Proven Technologies Reshaping U.S. Architecture and Construction in 2025

Umar Awan
Last updated: 2025/07/09 at 9:26 PM
Umar Awan
10 Min Read

The American architecture and construction sector has crossed a threshold: what once felt futuristic is now practical, repeatable, and profitable. According to the American Institute of Architects, three-quarters of large U.S. practices earmark project funds for emerging technology, double the share from five years ago. This investment is driven by persistent labor shortages, volatile material prices, and ambitious carbon-reduction mandates. The payoff is clear: schedules shrink, coordination errors plummet, and clients enjoy richer, more interactive design experiences. Below is a snapshot of the most widely adopted, field-tested technologies changing how architects create, builders deliver, and owners operate buildings in 2025.

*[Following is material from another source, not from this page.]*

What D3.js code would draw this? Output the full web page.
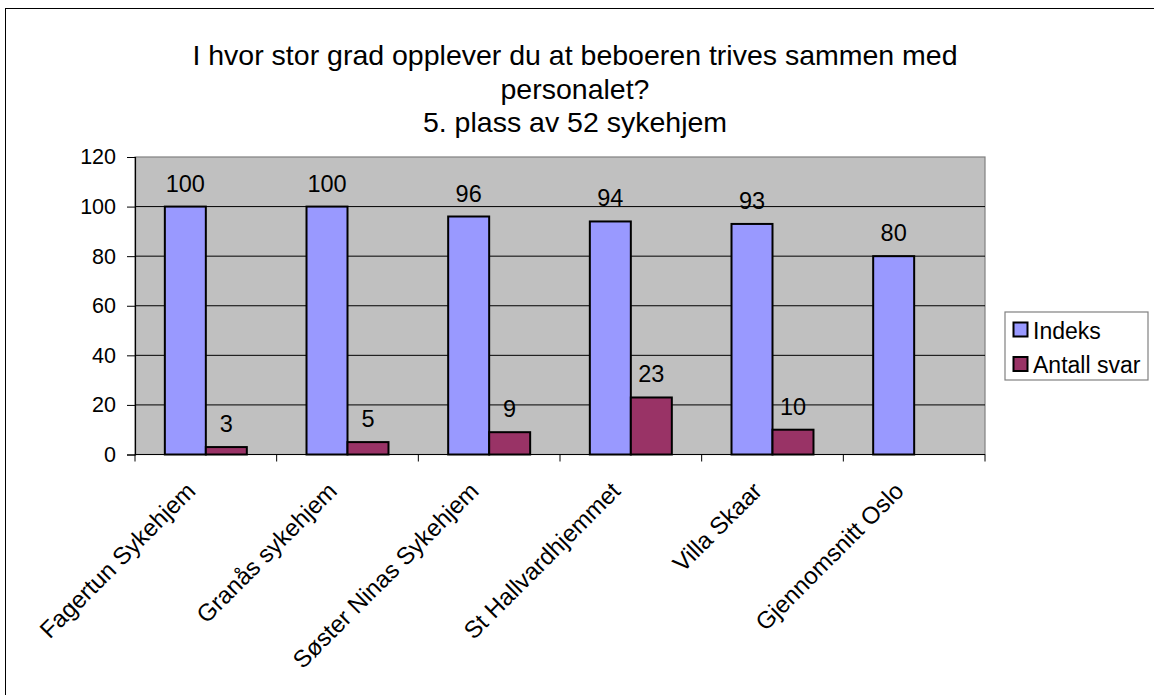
<!DOCTYPE html>
<html>
<head>
<meta charset="utf-8">
<script src="https://cdn.jsdelivr.net/npm/d3@7/dist/d3.min.js"></script>
<style>
  html, body { margin: 0; padding: 0; background: #fff; }
  svg { display: block; font-family: "Liberation Sans", Arial, sans-serif; }
</style>
</head>
<body>
<svg id="chart" width="1154" height="695"></svg>
<script>
const categories = ["Fagertun Sykehjem", "Granås sykehjem", "Søster Ninas Sykehjem", "St Hallvardhjemmet", "Villa Skaar", "Gjennomsnitt Oslo"];
const seriesNames = ["Indeks", "Antall svar"];
const indeks = [100, 100, 96, 94, 93, 80];
const antallSvar = [3, 5, 9, 23, 10, null];
const yTicks = [0, 20, 40, 60, 80, 100, 120];
const titleLines = ["I hvor stor grad opplever du at beboeren trives sammen med", "personalet?", "5. plass av 52 sykehjem"];
const colors = ["#9999FF", "#993366"];

const svg = d3.select("#chart");
const plot = { left: 135, right: 985, top: 157, bottom: 454.5 };

// outer frame (right and bottom edges fall outside the picture)
svg.append("rect").attr("x", 5.5).attr("y", 8.5).attr("width", 1200).attr("height", 720)
  .attr("fill", "#fff").attr("stroke", "#000").attr("stroke-width", 1);

const x0 = d3.scaleBand().domain(categories).range([plot.left, plot.right]).paddingInner(0).paddingOuter(0);
const x1 = d3.scaleBand().domain(seriesNames).range([0, x0.bandwidth()]).paddingInner(0).paddingOuter(0.728);
const y = d3.scaleLinear().domain([0, 120]).range([plot.bottom, plot.top]);

// plot area
svg.append("rect").attr("x", plot.left).attr("y", plot.top)
  .attr("width", plot.right - plot.left).attr("height", plot.bottom - plot.top)
  .attr("fill", "#C0C0C0").attr("stroke", "#808080").attr("stroke-width", 1.2);

// gridlines
svg.append("g").selectAll("line").data(yTicks.filter(t => t > 0 && t < 120)).join("line")
  .attr("x1", plot.left).attr("x2", plot.right)
  .attr("y1", d => y(d)).attr("y2", d => y(d))
  .attr("stroke", "#000").attr("stroke-width", 1);

// y axis
const yAxis = d3.axisLeft(y).tickValues(yTicks).tickSize(8).tickPadding(11).tickFormat(d3.format("d"));
const gy = svg.append("g").attr("transform", `translate(${plot.left},0)`).call(yAxis);
gy.select(".domain").attr("stroke", "#000").attr("stroke-width", 1.2);
gy.selectAll(".tick line").attr("stroke", "#000");
gy.selectAll(".tick text").attr("font-size", 21.5).attr("fill", "#000")
  .attr("font-family", "Liberation Sans, Arial, sans-serif");

// bars
const seriesData = [indeks, antallSvar];
seriesData.forEach((vals, si) => {
  const g = svg.append("g");
  const d = categories.map((c, i) => ({ c, v: vals[i] })).filter(e => e.v !== null);
  g.selectAll("rect").data(d).join("rect")
    .attr("x", e => x0(e.c) + x1(seriesNames[si]))
    .attr("y", e => y(e.v))
    .attr("width", x1.bandwidth())
    .attr("height", e => y(0) - y(e.v))
    .attr("fill", colors[si]).attr("stroke", "#000").attr("stroke-width", 2);
  g.selectAll("text").data(d).join("text")
    .attr("x", e => x0(e.c) + x1(seriesNames[si]) + x1.bandwidth() / 2)
    .attr("y", e => y(e.v) - 15)
    .attr("text-anchor", "middle").attr("font-size", 23.5).attr("fill", "#000")
    .text(e => e.v);
});

// x axis
const xTickPositions = d3.range(categories.length + 1).map(i => plot.left + i * x0.step());
svg.append("line").attr("x1", plot.left).attr("x2", plot.right)
  .attr("y1", plot.bottom).attr("y2", plot.bottom).attr("stroke", "#000").attr("stroke-width", 1.2);
svg.append("g").selectAll("line").data(xTickPositions).join("line")
  .attr("x1", d => d).attr("x2", d => d).attr("y1", plot.bottom).attr("y2", plot.bottom + 7)
  .attr("stroke", "#000").attr("stroke-width", 1);

svg.append("g").selectAll("text").data(categories).join("text")
  .attr("transform", c => `translate(${x0(c) + x0.bandwidth() / 2 - 9},${plot.bottom + 38}) rotate(-45)`)
  .attr("text-anchor", "end").attr("font-size", 24).attr("fill", "#000")
  .text(c => c);

// title
const titleY = [65, 99, 132];
svg.append("g").selectAll("text").data(titleLines).join("text")
  .attr("x", 575).attr("y", (d, i) => titleY[i])
  .attr("text-anchor", "middle").attr("font-size", 28.5).attr("fill", "#000")
  .text(d => d);

// legend
const lg = svg.append("g");
lg.append("rect").attr("x", 1005).attr("y", 312).attr("width", 143).attr("height", 68)
  .attr("fill", "#fff").attr("stroke", "#808080").attr("stroke-width", 1.2);
seriesNames.forEach((s, i) => {
  lg.append("rect").attr("x", 1013.5).attr("y", 322.5 + i * 34.5).attr("width", 14).attr("height", 14)
    .attr("fill", colors[i]).attr("stroke", "#000").attr("stroke-width", 2);
  lg.append("text").attr("x", 1033).attr("y", 338.5 + i * 34).attr("font-size", 23).attr("fill", "#000").text(s);
});
</script>
</body>
</html>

1. AI-Assisted Generative Design

An architect enters zoning envelopes, daylight targets, adjacency rules, and cost limits; the algorithm returns ranked schemes, often revealing unconventional massings or plan efficiencies a human might overlook. Early adopters report cutting schematic design time by roughly one-third while improving net-to-gross ratios and daylight autonomy on tight urban infill sites where a one-percent gain can make or break profitability.

Crucially, AI never replaces human judgment. Instead, it accelerates iteration so designers can pressure-test bold concepts and then refine the best options with their own aesthetic sensibilities. Some offices extend the workflow into code analysis: generative engines flag egress or glazing violations before drawings reach a reviewer, smoothing the path to permit approval.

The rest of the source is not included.